** begin Data segment **

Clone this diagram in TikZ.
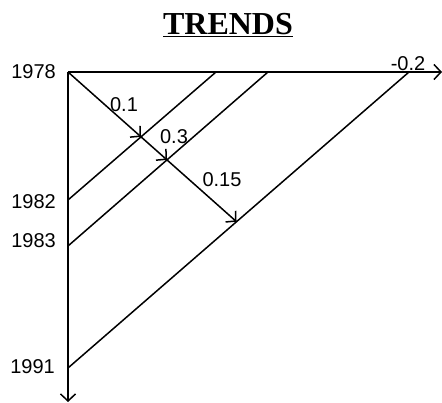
\documentclass[tikz,border=0pt]{standalone}
\usepackage{fontspec}
\setmainfont{Liberation Serif}
\newfontfamily\numfont{Liberation Sans}
\usetikzlibrary{arrows.meta, positioning}

\begin{document}
\begin{tikzpicture}[
    x=1pt, y=-1pt,
    yr/.style={font=\numfont\fontsize{20}{22}\selectfont, anchor=east, inner sep=1pt},
    val/.style={font=\numfont\fontsize{20}{22}\selectfont, inner sep=1pt},
    ln/.style={line width=1.5pt},
    fl/.style={line width=1.5pt, -{Straight Barb[length=7pt, width=15pt]}}
]
    \useasboundingbox (0,0) rectangle (442,403);

    \node[font=\bfseries\fontsize{32}{34}\selectfont] (title) at (228,25) {\underline{TRENDS}};

    % axes
    \coordinate (o) at (68,72);
    \coordinate (xend) at (442,72);
    \coordinate (yend) at (68,402);
    \draw[fl] (o) -- (xend);
    \draw[fl] (o) -- (yend);

    % years
    \coordinate (y82) at (68,200);
    \coordinate (y83) at (68,246);
    \coordinate (y91) at (68,368);
    \coordinate (t82) at (216,72);
    \coordinate (t83) at (268,72);
    \coordinate (t91) at (409,72);
    \node[yr] (n78) at (57,72) {1978};
    \node[yr] (n82) at (57,202) {1982};
    \node[yr] (n83) at (57,241) {1983};
    \node[yr] (n91) at (56,367) {1991};

    \draw[ln] (y82) -- (t82);
    \draw[ln] (y83) -- (t83);
    \draw[ln] (y91) -- (t91);

    % trend arrows
    \coordinate (far) at (408,374);
    \coordinate (p1) at (intersection of o--far and y82--t82);
    \coordinate (p2) at (intersection of o--far and y83--t83);
    \coordinate (p3) at (intersection of o--far and y91--t91);
    \draw[fl] (o) -- (p1);
    \draw[fl] (p1) -- (p2);
    \draw[fl] (p2) -- (p3);

    \node[val] (v1) at (124,105) {0.1};
    \node[val] (v3) at (174,137) {0.3};
    \node[val] (v15) at (222,180) {0.15};
    \node[val] (v2) at (408,64) {-0.2};
\end{tikzpicture}
\end{document}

** end Data segment **

Skip the pictures, please, and transcribe only the lines from the beginning of the material through the one that contains "(y91) -- (t91);".

Clone this diagram in TikZ.
\documentclass[tikz,border=0pt]{standalone}
\usepackage{fontspec}
\setmainfont{Liberation Serif}
\newfontfamily\numfont{Liberation Sans}
\usetikzlibrary{arrows.meta, positioning}

\begin{document}
\begin{tikzpicture}[
    x=1pt, y=-1pt,
    yr/.style={font=\numfont\fontsize{20}{22}\selectfont, anchor=east, inner sep=1pt},
    val/.style={font=\numfont\fontsize{20}{22}\selectfont, inner sep=1pt},
    ln/.style={line width=1.5pt},
    fl/.style={line width=1.5pt, -{Straight Barb[length=7pt, width=15pt]}}
]
    \useasboundingbox (0,0) rectangle (442,403);

    \node[font=\bfseries\fontsize{32}{34}\selectfont] (title) at (228,25) {\underline{TRENDS}};

    % axes
    \coordinate (o) at (68,72);
    \coordinate (xend) at (442,72);
    \coordinate (yend) at (68,402);
    \draw[fl] (o) -- (xend);
    \draw[fl] (o) -- (yend);

    % years
    \coordinate (y82) at (68,200);
    \coordinate (y83) at (68,246);
    \coordinate (y91) at (68,368);
    \coordinate (t82) at (216,72);
    \coordinate (t83) at (268,72);
    \coordinate (t91) at (409,72);
    \node[yr] (n78) at (57,72) {1978};
    \node[yr] (n82) at (57,202) {1982};
    \node[yr] (n83) at (57,241) {1983};
    \node[yr] (n91) at (56,367) {1991};

    \draw[ln] (y82) -- (t82);
    \draw[ln] (y83) -- (t83);
    \draw[ln] (y91) -- (t91);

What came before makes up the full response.